マルコによる福音書 4 章 13-20 節

イザヤ書55章は、第二イザヤの預言の、最終章に該当する部分となります。第二イザヤは、紀元前6世紀の後半頃に生きた、無名の預言者でありました。恐らく、第二イザヤが生まれた頃でしょう、紀元前587年に、南王国ユダは、バビロニアに攻め滅ぼされ、王族や指導者たちの多くは、バビロンの郊外に捕らえ、移されました。これを、バビロン捕囚と呼んでいます。

その後、第二イザヤは、神の言葉を語り始めました。それは、捕囚の辛さに耐え得る、希望を与えるものでした。バビロンに囚われの身になっているユダの人々に、解放が近いことを告げ知らせたのです。

そして、現実は、イザヤの預言どおり進みました。紀元前538年、東から起きた新興国ペルシャの王、キュロスがバビロニアを滅ぼした事によって、イスラエルの民の、バビロンからの帰還を許したのです。然しイスラエルの民は、バビロン捕囚から解放されて、ユダの地へと、帰っては来たものの、困窮の中にあえいでいました。主なる神様は言われます。「わたしに聞き従えば、良いものを食べることが出来る」と仰るのです。それ故に、「主を尋ね求めよ」と言われるのです。
人は、苦悩の中で時が経過する時、闇の深さと長さの中で、迷い、さすらい始めます。神への信仰を離れて、己の“道”と、“思い”に、のめり込みます。

何故、これ程迄に、神様は、イスラエルの民を、愛されるのでしょうか。茲では、神様は、「わたしの思い、わたしの道」は、「あなた達の思い、あなた達の道」とは異なる、と言われています。両者の間には、“永遠の質的な差異”があります。この両者の断絶を埋めるものが言葉であって、人と世界は神の言によって造られた存在ですから、神の言葉によって、連続するのです。

ここは、譬えで語られています。天と地を結ぶものは、雨や雪です。恵みが一方的に、神から来ることを示しています。雨も、雪も大地を潤し、大地に働きかけて、人間に稔りをもたらします。このように、「神の口から出る言葉も、むなしく神に帰ることは無い」と言われます。この神の御言葉こそ、「人の思いと、人の道」に盲目的になっていたバビロン捕囚の民に対して、「神の道」を開いて下さるのです。

イザヤの時代から時が流れ、イエス様が神の言葉について語られました。「種を蒔く人は、神の言葉を蒔くのである」と記されています。御言葉は、教会では無くてはならないものであり、「わたし達は、御言葉に生かされている」という表現さえ用いられています。然し御言葉には、もうひとつの意味があります。それは、「御言葉が語られ、御言葉を聞くだけでは、十分ではない」、ということです。その次の段階、即ち、「御言葉を聞くことによって、わたし達の現実の生活がどのように変わってゆくか」ということが、大切なのです。

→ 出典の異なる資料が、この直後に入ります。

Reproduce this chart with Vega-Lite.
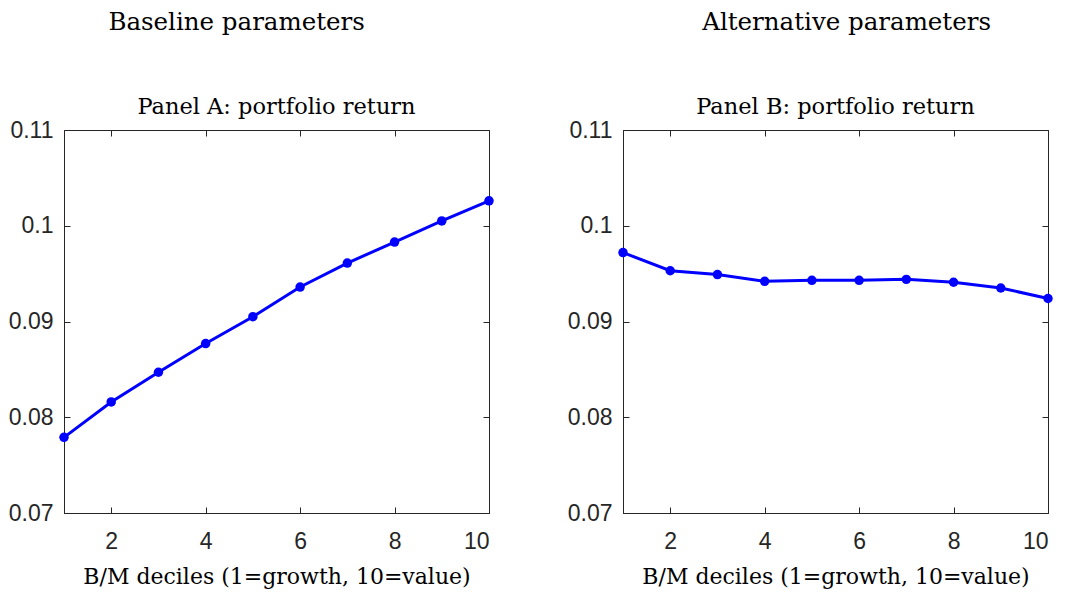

種を蒔く人が、“種”即ち御言葉を蒔きました。種を蒔く人はイエス様で、種はやがて神の国へ成長する御言葉です。土の中に蒔かれた種は、土の中の水分を吸収して日々成長し、やがて芽を出し土の中から栄養分を摂取して、豊かな穂を実らせます。穂がたわわになりますと収穫時になり、刈り入れが始まります。このように一旦地面に蒔かれた種は、地に落ちたままではありません。発芽し穂をつけ、刈り入れを待つのです。

そして、この種は、神の国へと成長する種です。私達はイエス様の御言葉を聞いた時からもう、刈り入れに至るエスカレーターに乗せて頂いたも同然なのです。

こうして、わたしたちは、種を蒔く人から御言葉を良い土地に蒔いて頂くためには、三つのことに気を付ければよいことになります。一つ目に、先ず御言葉を聞きましょう。いろいろな不都合を乗り越えて、御言葉を聞くのです。二つ目に、御言葉を聞いたら、受け入れなければなりません。いろいろと抵抗があっても、受け入れることが大切です。そして三つ目に、御言葉を行動に移すのです。その稔りは、30倍か百倍か分かりませんが、いずれにしても増やして頂けるのです。この三つのことに気を付けるならば、イザヤが語った神の言葉、「神の口から出る言葉も、むなしく神に帰ることが無い」という言葉が実現するのです。